Coming straight after such a high-energy section, it didn’t suit the mood particularly well, and actually added an unnecessarily flat atmosphere to an otherwise utopian evening. More fitting would have been a live debut of his PC Music-style Lady Gaga-collaboration ‘Sine From Above’, but what was shown seemed like it was shoehorned in at the last minute. Especially when normal programming resumed with would-be club anthem ‘Hallucinate’, which really allowed Lipa to show off her impressive vocal highs.
The party didn’t stop there, though, because VIP ticket-holders had an invite to watch the after-party (after a bit more self-promo showcasing Dua’s brand collabs with YSL and Puma), where they were given a fly-on-the-wall look inside the DJ booth as The Blessed Madonna spun old-school disco classics like Mystique’s ‘Keep On Jumpin’ for 20 hedonistic minutes.

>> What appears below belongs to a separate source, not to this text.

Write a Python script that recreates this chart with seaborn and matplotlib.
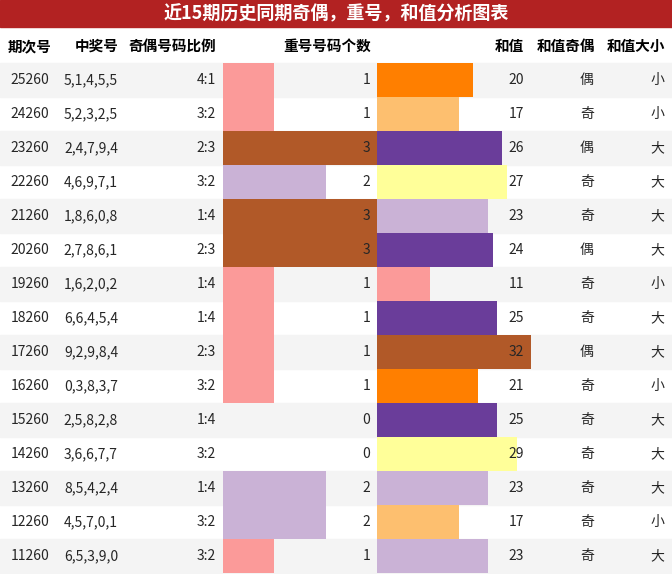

Overall, it all looked like it must have been incredibly fun to film Studio 2054 and it’s hard to fault the creativity that went into making it. More than anything, though, it was a victory lap for Lipa’s second album, ‘Future Nostalgia’, which – as well as being nominated for six Grammy Awards – has been a shining light of euphoria to offset a pretty awful year, having provided an uplifting soundtrack to lockdown for millions of people around the world.
Full of escapist highs – thanks to its beaming singalong choruses and funky guitar riffs – the record has been a welcome antidote to the shitshow that has been 2020. Studio 2054, then, was the icing on the cake.